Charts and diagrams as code
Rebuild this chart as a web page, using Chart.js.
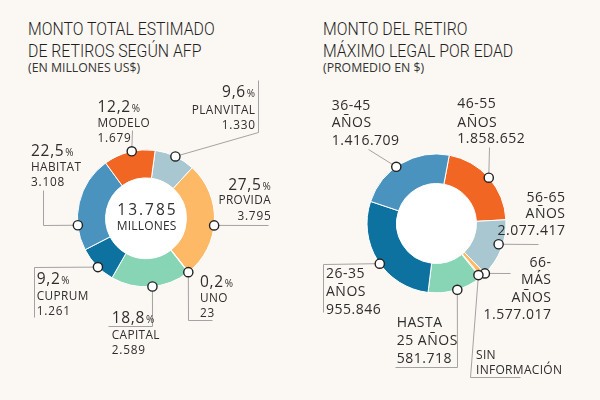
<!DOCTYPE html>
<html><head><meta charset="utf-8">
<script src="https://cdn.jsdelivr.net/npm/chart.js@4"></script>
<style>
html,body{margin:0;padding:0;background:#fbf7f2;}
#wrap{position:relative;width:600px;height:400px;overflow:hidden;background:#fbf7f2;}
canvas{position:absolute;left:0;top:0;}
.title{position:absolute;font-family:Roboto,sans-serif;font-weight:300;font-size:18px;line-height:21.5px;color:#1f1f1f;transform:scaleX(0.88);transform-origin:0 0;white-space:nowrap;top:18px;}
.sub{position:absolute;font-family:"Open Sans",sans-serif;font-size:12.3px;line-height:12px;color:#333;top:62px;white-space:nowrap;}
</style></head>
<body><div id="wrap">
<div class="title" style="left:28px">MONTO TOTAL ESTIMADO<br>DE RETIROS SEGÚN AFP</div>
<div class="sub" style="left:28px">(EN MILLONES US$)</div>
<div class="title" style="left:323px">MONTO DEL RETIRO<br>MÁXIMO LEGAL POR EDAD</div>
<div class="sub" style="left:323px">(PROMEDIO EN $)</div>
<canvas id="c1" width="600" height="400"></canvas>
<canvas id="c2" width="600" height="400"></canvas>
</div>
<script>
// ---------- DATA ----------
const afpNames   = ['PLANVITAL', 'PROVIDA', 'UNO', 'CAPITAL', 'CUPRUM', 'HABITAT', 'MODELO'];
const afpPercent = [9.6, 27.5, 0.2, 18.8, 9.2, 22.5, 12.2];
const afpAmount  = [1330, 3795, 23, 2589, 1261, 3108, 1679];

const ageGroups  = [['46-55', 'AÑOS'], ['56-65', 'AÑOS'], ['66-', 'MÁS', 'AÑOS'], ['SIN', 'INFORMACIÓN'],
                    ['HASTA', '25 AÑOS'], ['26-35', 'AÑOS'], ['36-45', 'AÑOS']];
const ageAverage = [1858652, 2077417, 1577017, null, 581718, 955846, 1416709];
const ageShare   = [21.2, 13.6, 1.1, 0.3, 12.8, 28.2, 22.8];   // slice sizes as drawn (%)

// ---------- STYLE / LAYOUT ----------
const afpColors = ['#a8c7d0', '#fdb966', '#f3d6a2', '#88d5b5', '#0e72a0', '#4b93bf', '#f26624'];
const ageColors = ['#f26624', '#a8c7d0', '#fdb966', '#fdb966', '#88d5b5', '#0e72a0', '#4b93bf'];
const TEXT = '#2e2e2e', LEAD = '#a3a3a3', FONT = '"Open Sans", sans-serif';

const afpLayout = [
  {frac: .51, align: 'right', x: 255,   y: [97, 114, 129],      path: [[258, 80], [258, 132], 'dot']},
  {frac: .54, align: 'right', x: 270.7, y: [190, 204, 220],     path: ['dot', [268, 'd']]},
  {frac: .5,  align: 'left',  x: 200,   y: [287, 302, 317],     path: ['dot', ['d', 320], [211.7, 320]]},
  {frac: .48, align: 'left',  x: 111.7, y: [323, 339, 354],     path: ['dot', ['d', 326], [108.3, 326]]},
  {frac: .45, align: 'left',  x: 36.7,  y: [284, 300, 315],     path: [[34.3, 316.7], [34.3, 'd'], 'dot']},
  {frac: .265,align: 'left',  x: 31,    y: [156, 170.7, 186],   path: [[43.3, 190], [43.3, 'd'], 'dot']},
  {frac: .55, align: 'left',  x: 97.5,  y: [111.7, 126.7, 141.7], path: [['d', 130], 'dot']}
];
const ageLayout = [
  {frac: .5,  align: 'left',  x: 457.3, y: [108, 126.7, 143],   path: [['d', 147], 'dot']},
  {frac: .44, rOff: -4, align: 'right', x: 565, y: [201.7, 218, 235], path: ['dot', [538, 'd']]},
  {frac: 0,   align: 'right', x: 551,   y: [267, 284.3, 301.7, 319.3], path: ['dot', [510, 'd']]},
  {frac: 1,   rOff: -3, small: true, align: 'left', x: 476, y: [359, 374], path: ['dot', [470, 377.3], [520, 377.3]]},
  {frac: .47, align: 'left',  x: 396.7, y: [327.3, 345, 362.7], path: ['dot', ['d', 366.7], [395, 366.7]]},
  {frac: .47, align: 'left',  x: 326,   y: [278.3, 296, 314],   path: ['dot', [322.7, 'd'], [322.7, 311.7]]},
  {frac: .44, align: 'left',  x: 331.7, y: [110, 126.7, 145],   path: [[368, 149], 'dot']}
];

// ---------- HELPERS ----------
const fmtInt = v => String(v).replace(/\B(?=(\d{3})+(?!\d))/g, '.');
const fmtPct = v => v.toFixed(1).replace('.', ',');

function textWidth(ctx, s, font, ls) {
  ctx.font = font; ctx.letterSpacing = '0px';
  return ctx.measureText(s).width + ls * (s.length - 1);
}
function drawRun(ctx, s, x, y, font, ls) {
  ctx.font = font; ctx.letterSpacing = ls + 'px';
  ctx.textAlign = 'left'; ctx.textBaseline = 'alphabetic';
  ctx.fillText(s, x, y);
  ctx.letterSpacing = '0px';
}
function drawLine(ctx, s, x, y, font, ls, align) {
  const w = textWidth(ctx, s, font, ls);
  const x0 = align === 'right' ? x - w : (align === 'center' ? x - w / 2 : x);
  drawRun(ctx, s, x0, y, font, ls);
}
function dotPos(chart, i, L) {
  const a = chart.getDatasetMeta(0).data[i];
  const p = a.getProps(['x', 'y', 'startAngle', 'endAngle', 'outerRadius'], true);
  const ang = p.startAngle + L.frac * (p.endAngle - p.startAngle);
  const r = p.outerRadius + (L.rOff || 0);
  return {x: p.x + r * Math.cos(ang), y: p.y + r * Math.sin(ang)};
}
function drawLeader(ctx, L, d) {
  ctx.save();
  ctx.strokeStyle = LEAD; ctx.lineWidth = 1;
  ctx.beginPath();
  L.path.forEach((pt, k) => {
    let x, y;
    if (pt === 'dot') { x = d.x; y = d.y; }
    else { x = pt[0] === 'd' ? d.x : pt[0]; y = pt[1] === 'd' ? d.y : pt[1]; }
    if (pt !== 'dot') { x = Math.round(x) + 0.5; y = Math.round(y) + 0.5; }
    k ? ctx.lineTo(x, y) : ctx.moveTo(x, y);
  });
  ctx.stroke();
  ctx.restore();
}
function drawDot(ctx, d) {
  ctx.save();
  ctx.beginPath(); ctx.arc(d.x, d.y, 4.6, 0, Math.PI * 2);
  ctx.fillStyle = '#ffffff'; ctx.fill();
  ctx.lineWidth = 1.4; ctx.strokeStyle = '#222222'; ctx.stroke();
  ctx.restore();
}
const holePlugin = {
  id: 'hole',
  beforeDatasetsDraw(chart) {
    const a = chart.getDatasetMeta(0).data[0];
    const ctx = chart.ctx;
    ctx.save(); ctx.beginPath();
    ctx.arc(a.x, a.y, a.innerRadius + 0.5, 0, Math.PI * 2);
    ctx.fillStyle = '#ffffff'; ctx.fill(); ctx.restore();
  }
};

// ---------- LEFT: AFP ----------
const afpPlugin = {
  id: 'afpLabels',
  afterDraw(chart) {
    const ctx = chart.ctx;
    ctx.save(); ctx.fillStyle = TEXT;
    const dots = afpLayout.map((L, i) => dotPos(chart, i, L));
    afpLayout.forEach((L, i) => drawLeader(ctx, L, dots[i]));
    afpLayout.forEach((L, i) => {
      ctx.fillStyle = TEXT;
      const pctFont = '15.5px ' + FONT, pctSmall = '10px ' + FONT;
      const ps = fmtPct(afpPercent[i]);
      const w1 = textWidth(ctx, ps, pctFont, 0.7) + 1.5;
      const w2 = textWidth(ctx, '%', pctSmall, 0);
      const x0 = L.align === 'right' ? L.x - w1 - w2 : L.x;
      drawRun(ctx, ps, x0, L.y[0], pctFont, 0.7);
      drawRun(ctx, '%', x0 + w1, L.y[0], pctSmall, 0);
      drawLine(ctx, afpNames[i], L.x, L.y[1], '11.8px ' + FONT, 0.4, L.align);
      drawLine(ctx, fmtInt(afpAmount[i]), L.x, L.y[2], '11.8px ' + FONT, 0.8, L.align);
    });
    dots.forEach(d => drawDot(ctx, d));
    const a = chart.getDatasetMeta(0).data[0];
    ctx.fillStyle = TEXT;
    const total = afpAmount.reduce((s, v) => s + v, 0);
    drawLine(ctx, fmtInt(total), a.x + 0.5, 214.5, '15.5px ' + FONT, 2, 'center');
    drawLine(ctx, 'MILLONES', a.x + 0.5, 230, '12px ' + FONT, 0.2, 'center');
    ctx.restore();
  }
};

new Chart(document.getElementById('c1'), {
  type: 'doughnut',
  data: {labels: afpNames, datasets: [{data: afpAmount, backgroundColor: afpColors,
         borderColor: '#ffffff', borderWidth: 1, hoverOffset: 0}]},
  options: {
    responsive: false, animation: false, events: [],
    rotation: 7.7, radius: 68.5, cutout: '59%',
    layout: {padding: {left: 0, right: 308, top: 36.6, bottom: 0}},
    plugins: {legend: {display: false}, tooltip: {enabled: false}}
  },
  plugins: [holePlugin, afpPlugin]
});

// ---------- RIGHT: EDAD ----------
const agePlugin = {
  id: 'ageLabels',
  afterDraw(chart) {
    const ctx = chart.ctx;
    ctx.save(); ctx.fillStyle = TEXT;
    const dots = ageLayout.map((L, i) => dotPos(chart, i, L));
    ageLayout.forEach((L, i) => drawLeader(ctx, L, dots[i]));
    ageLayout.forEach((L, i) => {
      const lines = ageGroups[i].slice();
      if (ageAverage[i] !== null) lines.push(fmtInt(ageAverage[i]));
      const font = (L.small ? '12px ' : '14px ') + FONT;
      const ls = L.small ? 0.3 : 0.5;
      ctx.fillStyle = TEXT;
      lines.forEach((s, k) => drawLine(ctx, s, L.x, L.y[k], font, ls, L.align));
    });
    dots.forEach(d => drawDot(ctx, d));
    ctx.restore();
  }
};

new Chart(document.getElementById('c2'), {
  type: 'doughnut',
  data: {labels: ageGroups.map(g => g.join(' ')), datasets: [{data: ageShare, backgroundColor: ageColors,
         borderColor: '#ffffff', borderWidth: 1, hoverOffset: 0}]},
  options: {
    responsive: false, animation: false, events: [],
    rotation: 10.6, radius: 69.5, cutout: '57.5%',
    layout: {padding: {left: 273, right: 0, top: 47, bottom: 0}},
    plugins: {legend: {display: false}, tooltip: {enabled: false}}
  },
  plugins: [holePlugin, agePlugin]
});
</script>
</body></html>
---
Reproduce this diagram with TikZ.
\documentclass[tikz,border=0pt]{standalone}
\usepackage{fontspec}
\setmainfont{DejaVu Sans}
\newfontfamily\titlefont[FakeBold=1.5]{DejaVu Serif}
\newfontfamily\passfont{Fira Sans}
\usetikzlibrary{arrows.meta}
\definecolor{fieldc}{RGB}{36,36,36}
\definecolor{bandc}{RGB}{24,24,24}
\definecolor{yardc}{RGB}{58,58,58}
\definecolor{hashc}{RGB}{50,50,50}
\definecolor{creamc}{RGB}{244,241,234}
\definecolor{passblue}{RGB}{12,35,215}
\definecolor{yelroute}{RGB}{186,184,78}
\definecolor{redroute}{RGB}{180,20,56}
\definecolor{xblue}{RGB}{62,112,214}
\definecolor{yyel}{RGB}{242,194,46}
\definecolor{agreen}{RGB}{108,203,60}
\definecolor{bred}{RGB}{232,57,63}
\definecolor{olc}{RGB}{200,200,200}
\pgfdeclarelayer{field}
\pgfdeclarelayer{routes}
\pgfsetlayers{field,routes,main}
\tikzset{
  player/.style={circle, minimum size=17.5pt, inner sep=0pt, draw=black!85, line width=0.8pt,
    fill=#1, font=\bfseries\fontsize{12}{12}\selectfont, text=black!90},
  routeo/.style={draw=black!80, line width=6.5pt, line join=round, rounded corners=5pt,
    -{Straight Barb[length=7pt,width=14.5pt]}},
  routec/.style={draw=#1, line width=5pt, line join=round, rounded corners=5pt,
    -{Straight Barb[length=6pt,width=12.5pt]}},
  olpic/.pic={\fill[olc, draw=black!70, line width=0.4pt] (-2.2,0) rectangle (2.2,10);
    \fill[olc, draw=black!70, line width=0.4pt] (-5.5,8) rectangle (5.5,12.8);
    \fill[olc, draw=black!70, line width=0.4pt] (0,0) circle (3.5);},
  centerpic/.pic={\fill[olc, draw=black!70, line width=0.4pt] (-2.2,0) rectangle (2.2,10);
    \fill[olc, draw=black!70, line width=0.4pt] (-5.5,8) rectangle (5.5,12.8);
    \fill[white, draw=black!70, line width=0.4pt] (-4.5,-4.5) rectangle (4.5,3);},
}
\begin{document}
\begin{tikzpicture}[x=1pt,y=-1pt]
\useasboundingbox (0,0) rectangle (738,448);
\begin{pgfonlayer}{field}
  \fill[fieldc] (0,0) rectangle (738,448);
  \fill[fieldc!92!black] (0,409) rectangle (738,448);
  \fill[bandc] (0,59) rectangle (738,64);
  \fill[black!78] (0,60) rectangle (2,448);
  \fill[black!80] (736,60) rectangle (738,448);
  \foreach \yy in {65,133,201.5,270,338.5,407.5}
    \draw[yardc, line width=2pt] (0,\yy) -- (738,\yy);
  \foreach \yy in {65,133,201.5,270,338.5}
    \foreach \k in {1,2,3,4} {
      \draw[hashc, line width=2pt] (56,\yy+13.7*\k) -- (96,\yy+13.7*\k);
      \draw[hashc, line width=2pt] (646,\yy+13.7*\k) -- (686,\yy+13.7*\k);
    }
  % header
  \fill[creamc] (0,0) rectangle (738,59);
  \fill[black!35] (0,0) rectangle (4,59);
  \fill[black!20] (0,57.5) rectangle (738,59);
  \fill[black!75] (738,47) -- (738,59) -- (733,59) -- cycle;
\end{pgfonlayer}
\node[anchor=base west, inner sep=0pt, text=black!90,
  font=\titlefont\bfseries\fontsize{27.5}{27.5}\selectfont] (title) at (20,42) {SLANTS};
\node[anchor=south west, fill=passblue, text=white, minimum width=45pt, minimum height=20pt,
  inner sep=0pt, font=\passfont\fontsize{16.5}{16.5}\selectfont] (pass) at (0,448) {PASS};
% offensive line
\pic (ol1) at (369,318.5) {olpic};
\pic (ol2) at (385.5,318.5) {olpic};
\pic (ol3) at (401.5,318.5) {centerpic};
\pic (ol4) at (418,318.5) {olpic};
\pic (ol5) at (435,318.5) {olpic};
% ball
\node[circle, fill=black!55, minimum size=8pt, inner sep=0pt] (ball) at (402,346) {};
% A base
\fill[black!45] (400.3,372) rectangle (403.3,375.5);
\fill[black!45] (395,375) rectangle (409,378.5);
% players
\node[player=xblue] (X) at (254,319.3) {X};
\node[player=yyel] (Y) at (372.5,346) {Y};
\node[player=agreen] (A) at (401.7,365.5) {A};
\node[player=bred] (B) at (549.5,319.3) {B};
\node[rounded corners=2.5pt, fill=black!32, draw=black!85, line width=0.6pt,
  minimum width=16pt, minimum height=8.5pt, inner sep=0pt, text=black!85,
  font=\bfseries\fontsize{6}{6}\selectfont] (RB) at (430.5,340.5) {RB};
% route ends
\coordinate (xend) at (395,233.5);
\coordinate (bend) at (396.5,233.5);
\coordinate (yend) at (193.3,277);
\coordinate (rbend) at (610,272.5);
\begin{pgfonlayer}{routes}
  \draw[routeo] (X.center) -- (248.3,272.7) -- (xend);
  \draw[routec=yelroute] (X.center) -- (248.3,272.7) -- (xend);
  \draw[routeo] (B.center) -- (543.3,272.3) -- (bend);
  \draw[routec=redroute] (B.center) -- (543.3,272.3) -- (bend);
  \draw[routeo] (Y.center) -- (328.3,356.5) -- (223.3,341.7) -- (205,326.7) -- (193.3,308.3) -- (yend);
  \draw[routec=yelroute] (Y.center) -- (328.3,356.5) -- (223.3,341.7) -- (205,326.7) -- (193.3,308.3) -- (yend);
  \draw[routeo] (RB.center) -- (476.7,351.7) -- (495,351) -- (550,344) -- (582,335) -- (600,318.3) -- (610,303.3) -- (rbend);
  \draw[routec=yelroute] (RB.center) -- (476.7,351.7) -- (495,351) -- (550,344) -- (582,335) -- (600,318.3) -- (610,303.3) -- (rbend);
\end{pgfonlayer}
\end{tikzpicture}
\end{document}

[AIM] Reproduce only the lines running from the one that has "Rebuild this chart" through the one that has "as drawn (%)", ends included. Any pictures in that stretch should not be copied.

[TASK OUTPUT]
Rebuild this chart as a web page, using Chart.js.
<!DOCTYPE html>
<html><head><meta charset="utf-8">
<script src="https://cdn.jsdelivr.net/npm/chart.js@4"></script>
<style>
html,body{margin:0;padding:0;background:#fbf7f2;}
#wrap{position:relative;width:600px;height:400px;overflow:hidden;background:#fbf7f2;}
canvas{position:absolute;left:0;top:0;}
.title{position:absolute;font-family:Roboto,sans-serif;font-weight:300;font-size:18px;line-height:21.5px;color:#1f1f1f;transform:scaleX(0.88);transform-origin:0 0;white-space:nowrap;top:18px;}
.sub{position:absolute;font-family:"Open Sans",sans-serif;font-size:12.3px;line-height:12px;color:#333;top:62px;white-space:nowrap;}
</style></head>
<body><div id="wrap">
<div class="title" style="left:28px">MONTO TOTAL ESTIMADO<br>DE RETIROS SEGÚN AFP</div>
<div class="sub" style="left:28px">(EN MILLONES US$)</div>
<div class="title" style="left:323px">MONTO DEL RETIRO<br>MÁXIMO LEGAL POR EDAD</div>
<div class="sub" style="left:323px">(PROMEDIO EN $)</div>
<canvas id="c1" width="600" height="400"></canvas>
<canvas id="c2" width="600" height="400"></canvas>
</div>
<script>
// ---------- DATA ----------
const afpNames   = ['PLANVITAL', 'PROVIDA', 'UNO', 'CAPITAL', 'CUPRUM', 'HABITAT', 'MODELO'];
const afpPercent = [9.6, 27.5, 0.2, 18.8, 9.2, 22.5, 12.2];
const afpAmount  = [1330, 3795, 23, 2589, 1261, 3108, 1679];

const ageGroups  = [['46-55', 'AÑOS'], ['56-65', 'AÑOS'], ['66-', 'MÁS', 'AÑOS'], ['SIN', 'INFORMACIÓN'],
                    ['HASTA', '25 AÑOS'], ['26-35', 'AÑOS'], ['36-45', 'AÑOS']];
const ageAverage = [1858652, 2077417, 1577017, null, 581718, 955846, 1416709];
const ageShare   = [21.2, 13.6, 1.1, 0.3, 12.8, 28.2, 22.8];   // slice sizes as drawn (%)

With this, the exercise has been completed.